Due to IRS regulations, the statement adds, such benefits are not permitted to be paid directly by the employer and are designated as supplement benefits instead.
“Those adjustments came over a long period of time; … they’re implying [that] just yesterday that we came up and said 15, 20 or 30 percent bonus for everybody,” Pucci added.
He also defended the authority’s practices with regard to service contracts.
“The comptroller leans toward more competitive contracting: ‘Get the best price and change the firms if you have to,’ ” he said. “We lean in the direction of, ‘We’re going to pay the same competitive price, but we want to have the selection process in our hands so we pick a firm we’re comfortable with.’ The law allows both ways.”
In addition, he said Venezia, who has been with the authority since its inception, still deserves health benefits despite recent changes in pension laws in 2009 prohibiting professionals from being in the pension system.
“We made a determination here at that time that it would be unfair after all these years and the best thing would be to continue that service with health benefits,” he said, adding that an adviser from the county health insurance program acknowledged she could remain in the system given the uniqueness of the situation.
In a statement, MCIA Chairman Leonard Roseman said the report “blatantly ignores the success of the MCIA-administered programs, millions of dollars in taxpayer savings, and the high quality of professionalism among the MICA staff.

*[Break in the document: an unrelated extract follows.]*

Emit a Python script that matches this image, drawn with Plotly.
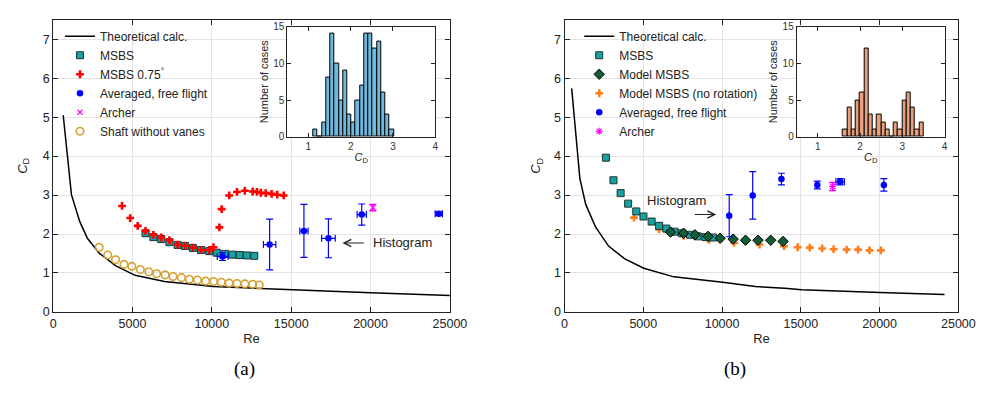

“The salaries and benefits received by the MCIA executives are merited given their experience, high level of expertise, and excellent records of performance, particularly with the outstanding success of the MCIA programs,” Roseman added in the statement.
The authority, established in 1990, is one of the largest in the state with a workforce of more than 600 employees and a balance sheet of $651 million and $25 million in net assets, according to the MCIA statement.